Task statement
Which lines of the records contain "with"? Collect every one of them.

-------- Supplied information

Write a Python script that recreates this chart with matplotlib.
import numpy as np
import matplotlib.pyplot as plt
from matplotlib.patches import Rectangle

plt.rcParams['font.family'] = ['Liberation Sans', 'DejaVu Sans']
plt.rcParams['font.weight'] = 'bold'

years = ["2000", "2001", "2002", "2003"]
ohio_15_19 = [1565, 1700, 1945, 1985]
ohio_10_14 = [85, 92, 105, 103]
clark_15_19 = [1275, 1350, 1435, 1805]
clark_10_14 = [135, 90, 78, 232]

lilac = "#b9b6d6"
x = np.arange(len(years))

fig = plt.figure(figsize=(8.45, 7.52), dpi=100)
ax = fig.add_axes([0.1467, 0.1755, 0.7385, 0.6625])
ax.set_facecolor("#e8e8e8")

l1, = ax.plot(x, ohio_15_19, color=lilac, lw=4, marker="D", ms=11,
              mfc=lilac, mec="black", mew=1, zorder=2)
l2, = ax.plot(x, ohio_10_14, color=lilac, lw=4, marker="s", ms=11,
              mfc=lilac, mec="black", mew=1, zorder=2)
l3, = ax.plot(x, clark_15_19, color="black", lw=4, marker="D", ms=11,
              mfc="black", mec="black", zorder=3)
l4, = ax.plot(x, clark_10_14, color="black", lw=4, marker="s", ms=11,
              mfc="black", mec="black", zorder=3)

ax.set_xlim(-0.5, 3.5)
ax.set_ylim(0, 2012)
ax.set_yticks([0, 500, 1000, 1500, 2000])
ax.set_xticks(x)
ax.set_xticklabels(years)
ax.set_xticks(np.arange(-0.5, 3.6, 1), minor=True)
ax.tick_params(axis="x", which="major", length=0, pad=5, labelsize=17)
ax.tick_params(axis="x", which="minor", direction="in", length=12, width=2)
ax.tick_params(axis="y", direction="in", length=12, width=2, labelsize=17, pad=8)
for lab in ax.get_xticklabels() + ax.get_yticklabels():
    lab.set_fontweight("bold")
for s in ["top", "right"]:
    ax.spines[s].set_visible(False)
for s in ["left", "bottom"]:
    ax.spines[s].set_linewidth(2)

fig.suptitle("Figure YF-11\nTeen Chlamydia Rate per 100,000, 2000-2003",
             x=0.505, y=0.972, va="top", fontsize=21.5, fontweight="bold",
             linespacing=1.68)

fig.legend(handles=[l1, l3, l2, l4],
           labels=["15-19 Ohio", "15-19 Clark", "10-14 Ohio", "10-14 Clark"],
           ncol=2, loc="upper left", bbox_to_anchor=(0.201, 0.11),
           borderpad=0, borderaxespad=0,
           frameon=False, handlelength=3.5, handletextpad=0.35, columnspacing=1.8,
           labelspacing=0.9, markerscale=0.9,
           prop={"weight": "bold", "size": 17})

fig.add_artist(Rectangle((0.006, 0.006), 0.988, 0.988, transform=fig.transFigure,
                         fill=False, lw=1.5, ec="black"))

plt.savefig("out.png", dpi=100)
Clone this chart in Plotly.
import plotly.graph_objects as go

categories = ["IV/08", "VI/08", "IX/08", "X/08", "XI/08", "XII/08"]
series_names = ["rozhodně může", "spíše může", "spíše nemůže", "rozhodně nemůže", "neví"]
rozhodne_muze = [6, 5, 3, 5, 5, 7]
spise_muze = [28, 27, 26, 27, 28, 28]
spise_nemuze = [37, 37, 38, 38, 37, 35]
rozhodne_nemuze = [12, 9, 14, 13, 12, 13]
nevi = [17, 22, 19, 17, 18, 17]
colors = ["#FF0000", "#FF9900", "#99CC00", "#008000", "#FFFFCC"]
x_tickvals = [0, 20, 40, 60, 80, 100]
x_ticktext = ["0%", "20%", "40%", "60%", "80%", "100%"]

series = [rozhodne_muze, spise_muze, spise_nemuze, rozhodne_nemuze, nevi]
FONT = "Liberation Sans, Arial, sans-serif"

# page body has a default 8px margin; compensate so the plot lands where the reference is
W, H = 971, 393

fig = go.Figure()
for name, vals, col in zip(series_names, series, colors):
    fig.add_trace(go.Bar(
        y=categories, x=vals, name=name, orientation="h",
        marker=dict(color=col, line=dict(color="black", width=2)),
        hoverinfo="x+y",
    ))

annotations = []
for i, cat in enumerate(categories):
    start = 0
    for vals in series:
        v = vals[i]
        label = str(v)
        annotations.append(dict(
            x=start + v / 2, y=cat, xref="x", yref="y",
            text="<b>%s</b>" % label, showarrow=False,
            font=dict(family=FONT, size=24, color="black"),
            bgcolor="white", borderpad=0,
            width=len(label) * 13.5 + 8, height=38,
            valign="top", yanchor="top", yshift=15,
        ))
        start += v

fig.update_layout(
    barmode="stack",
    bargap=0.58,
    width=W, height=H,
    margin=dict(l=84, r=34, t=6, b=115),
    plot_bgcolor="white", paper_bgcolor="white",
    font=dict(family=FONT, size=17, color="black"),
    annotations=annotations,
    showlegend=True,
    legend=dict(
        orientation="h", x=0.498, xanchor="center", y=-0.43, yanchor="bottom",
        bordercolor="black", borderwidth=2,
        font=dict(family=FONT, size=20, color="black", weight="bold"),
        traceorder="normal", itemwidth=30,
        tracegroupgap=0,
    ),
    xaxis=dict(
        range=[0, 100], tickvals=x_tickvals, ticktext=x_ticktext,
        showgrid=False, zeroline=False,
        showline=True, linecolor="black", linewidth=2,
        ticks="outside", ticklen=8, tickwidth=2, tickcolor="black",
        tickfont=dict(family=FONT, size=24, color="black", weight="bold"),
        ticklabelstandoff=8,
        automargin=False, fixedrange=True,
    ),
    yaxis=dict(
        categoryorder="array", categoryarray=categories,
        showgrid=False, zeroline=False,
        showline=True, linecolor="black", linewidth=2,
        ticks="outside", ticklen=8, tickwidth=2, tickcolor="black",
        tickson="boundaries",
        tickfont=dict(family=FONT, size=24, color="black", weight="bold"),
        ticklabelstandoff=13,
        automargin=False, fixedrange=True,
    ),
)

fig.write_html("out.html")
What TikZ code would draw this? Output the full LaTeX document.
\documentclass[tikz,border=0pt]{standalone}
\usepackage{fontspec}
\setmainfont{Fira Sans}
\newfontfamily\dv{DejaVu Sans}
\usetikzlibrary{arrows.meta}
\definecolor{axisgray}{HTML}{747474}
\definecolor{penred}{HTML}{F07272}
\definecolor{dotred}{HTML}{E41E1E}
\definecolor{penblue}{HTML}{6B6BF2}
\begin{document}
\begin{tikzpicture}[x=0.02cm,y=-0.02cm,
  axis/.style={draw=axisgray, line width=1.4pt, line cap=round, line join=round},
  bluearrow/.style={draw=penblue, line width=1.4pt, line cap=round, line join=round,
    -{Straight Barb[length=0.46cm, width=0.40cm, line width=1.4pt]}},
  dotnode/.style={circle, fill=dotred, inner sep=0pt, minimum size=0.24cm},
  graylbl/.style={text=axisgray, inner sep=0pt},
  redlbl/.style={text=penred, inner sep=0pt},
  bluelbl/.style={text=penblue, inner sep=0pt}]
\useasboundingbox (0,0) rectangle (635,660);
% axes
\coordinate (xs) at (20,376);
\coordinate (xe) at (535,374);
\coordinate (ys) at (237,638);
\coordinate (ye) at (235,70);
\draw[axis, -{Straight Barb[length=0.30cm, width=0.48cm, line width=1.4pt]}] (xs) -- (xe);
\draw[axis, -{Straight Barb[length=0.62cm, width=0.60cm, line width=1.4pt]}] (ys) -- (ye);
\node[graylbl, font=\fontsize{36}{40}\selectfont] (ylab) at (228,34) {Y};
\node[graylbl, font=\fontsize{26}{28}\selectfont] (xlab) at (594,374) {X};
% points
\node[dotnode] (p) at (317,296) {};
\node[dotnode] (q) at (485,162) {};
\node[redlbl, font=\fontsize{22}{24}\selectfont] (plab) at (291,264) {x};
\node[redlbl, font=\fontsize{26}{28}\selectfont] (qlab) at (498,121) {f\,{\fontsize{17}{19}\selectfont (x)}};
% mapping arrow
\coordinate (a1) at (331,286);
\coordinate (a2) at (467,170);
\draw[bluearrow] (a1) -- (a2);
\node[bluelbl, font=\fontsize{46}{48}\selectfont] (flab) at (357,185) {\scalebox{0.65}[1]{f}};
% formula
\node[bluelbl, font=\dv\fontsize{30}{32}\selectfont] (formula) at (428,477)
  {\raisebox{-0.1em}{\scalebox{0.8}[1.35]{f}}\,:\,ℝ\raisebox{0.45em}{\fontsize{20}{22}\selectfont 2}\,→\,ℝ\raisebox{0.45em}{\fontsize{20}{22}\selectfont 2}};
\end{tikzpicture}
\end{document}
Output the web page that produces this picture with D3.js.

----------------

Reply to the exercise
Write a Python script that recreates this chart with matplotlib.
Output the web page that produces this picture with D3.js.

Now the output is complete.